23/01/2022
 Actualizado a 23/01/2022
Guardar
Hay un repunte preocupante de odio en España por discriminación homófoba, ideológica o partidista. Son ejemplos: el violento odio a menudo en los campos de fútbol, lo que aconteció en A Coruña con la muerte de Samuel o el odio radiofónico extensivo e intensivo del ínclito Jiménez Losantos. Los radicales apologistas de la diferencia consideran que la humanidad se acaba en la frontera de la tribu o grupo, lo que implica que las demás tribus o grupos no participen de las mismas virtudes. Para los miembros más fanáticos de esta tendencia no es válido el hecho que los hombres sean primero humanos y, solo, después, hombres miembros de una casta, secta, equipo, clase, partido, nación o tendencia sexual. Consecuentemente, los situados fuera del propio círculo mágico, más que adversarios, son enemigos, se les desviste de respeto y, en último extremo, acaso que su derecho a la vida.

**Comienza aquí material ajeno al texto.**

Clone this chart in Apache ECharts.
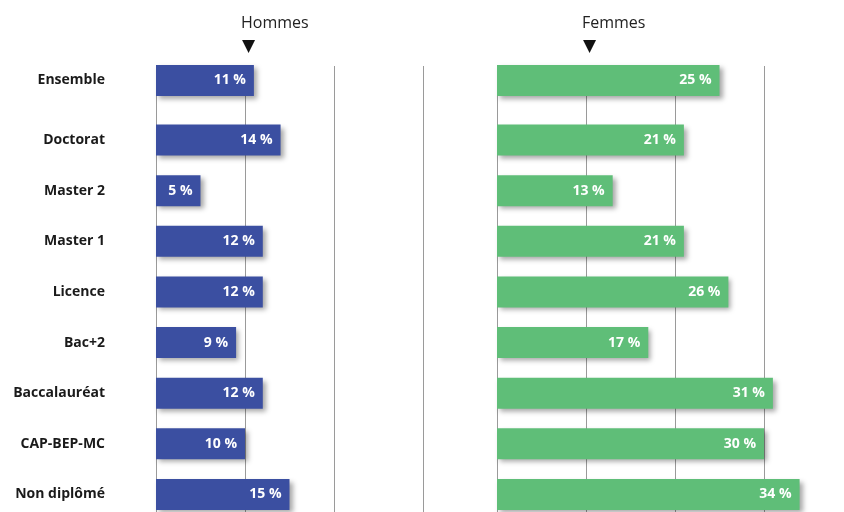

La devoción exacerbada por la diferencia, al no haberla experimentado todavía en casa propia, no conoce el peligro mortal que representa su propia existencia. El culto fanático a la pertenencia, la segmentación en tribus y el confinamiento de los individuos en su etnia, lengua, cultura o religión, representa un serio retroceso para una mayor coexistencia armónica del mundo. El fanático vernacular, debido a su encajonamiento mental, no ha aprendido que ningún particularismo está legitimado para reivindicar la totalidad de su ser, pues, en buena lógica, debe admitir, con igual legitimidad, diferencias en su propio seno.

Como afirma el ensayista francés Alain Finkielkraut (’La humanidad perdida. Ensayo sobre el siglo XX’), «el fanático vernacular no percibe que el hombre ya no es tal, sino planetario, que su entorno ya no es local, sino digital. Estaba vinculado a su territorio, ahora está enchufado en la red. Era geográfico e histórico, ahora es ‘angélico’, esto es, ajeno como los ángeles a las penalidades de la vida y de la Tierra y al orden de la encarnación». Para él ha llegado el final de las utopías, al menos el de la ubicuidad y de la ingravidez.

A la homilía humanista o humanitaria del derecho a la vida, anteponen los candidatos al odio, la violencia y el crimen variopinto las arengas sobre el derecho a su peculiaridad como un absoluto de mayor rango. Lejos de conmoverse ante la parafernalia multitudinaria y mediática que la sociedad incruenta monta estérilmente en torno a su víctimas, aquellos que la provocan ven magnificada aún más su grandeza y atónitos se descubren como seres humanos, señores de la muerte y de la vida. Debe ser algo tremendamente conmovedor y sublime sentir esa orgullosa enajenación ilimitada del individuo endiosado capaz de reducir a la nada todo lo que palpita sobre la Tierra. Aquí está su enorme potestad y al mismo tiempo su miseria, porque ¿qué será de él, pobre diablo, cuando ya no pueda agarrase a la muerte como asignatura, a la locura como reflexión, a la vida como objeto de destrucción, y tenga que cambiar su ‘chip’ para cotejarla y disfrutarla? Le será imposible, porque el vernáculo radical y cruento ha llegado, sin probable vuelta de hoja, a la gran tergiversación de la historia del hombre: justificar la muerte frente a la inverosimilitud de la vida. Se ha habituado tanto a matar, que la intensidad de su gozo es seguramente mayor que la intensidad de la agonía de sus víctimas, sobre cuya tumba persiste su odio en el colmo de la perversión, y suficiencia pedagógica. Cuando ya no haya más hombres que amenazar, denigrar o asesinar, ni mejor causa paramorir, habrá concluido su misión.